Friday, July 6, 2012

Garry McCarthy makes it to Chatham

Chicago Reader's Mick Dumke was at last Saturday's GCA Q & A with Garry McCarthy.
McCarthy appeared at the front of the church, smiling, his graying hair and mustache neatly trimmed, wearing a dark suit and red tie. Without making any reference to his previous no-show, he grabbed a wireless mike and paced back and forth at the front of the pews, preaching his views of policing.

“We have an unacceptable level of violence and it’s been going on too long,” he said. While cops can’t address the poverty and family crises at the root of violence, “This is a police problem . . . and I’m accountable.”

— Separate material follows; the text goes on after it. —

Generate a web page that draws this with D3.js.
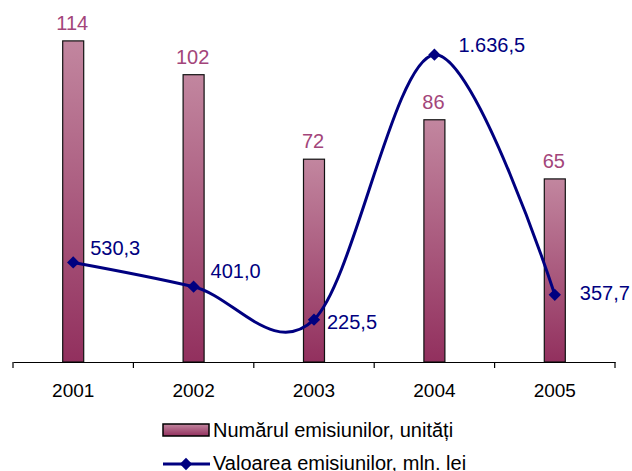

This sort of personable, straight-shooting approach has become McCarthy’s trademark, and it generally wins audiences over—even when he’s not actually saying much beyond the company line. And so he answered residents’ questions with things he and Mayor Rahm Emanuel have stressed before: we’re redeploying police from desks to the street; police are waging a "ground war" on drugs, corner by corner; despite perceptions that crime is out of control, overall numbers are down dramatically from years past.

But McCarthy also knew when to speak plainly and talk tough. When asked what residents could do to help, he looked at the audience as if weighing whether they could keep a secret. “I’m going to get into trouble here," he said, "but don’t let your children sit on the porch next to high-ranking gang members. That’s where I’d start.”
BTW, the photo at the top of this posting was taken on my cell phone. I do wish it was much clearer but oh well.

Read the whole thing! Hat-tip to @Strannik_REB45


  1. Here's the good and bad on the GCA Police Superintendent meeting:


    He is a plain speaking guy who comes off as sincere.

    He has a practical, common sense mind.

    He believes that, in addition to police, parents and communities share responsibility in solving the crime problem.

    As of the writing of this post, the Mayor vowed that city departments will do a better job standing by communities which are begging for help. If he really means it, then fantastic! I think the GCA Police Superintendent meeting may have influenced this statement. BRAVO, GCA!


    Although he is the Police Superintendent, he is, first and foremost, a politician who needs to say the things of which his master, Mayor Emanuel, approves.

    He seems to cater his discussions to whatever audience is in front of him.
    For example, when asked about Concealed Carry, he brought up the Florida shooting to make the point that he is against it. He seemed to think that we Black folks in a Black church are so SIMPLE-MINDED that bringing up the Florida shooting will make us disapprove of Concealed Carry. He followed up with a conversation about crime in Texas. He was told that, after Katrina, crime rose in Texas for a short time, until the criminals realized that law-abiding citizens shot back. Sounds like a success story to me, but the Superintendent's response was an indignant "Oh, just great, more killing!" Contrast this with a statement McCarthy made previously. "I think that we can protect the Second Amendment rights of people to bear firearms while at the same time preventing the illegal flow of firearms into our urban centers." So, which position represents the real Superintendent McCarthy on the Concealed Carry issue?

    My Observations

    I think the Superintendent is a REAL MAN in a city of effeminate, weak, phony, fraudulent, politically correct morons. He has to do the political dance of double-talk in order to survive in Chicago.

    He seems to have lots of common sense views on how to deal with Chicago's crime problem. He worded the response of "more parental and community involvement" in a non-threatening way, but I suspect he would like to put his foot up the rear ends of parents who raised these "monsters of evil". And, if that's true, I'm totally with him!!!

    If he ever decided to run for office, I'd be inclined to support him.

  2. He had to tone it down. His frankness which is sometimes misunderstood got Corey Booker on the phone calling in a favor. It got him on the first train out of Newark. So he learned from that experience.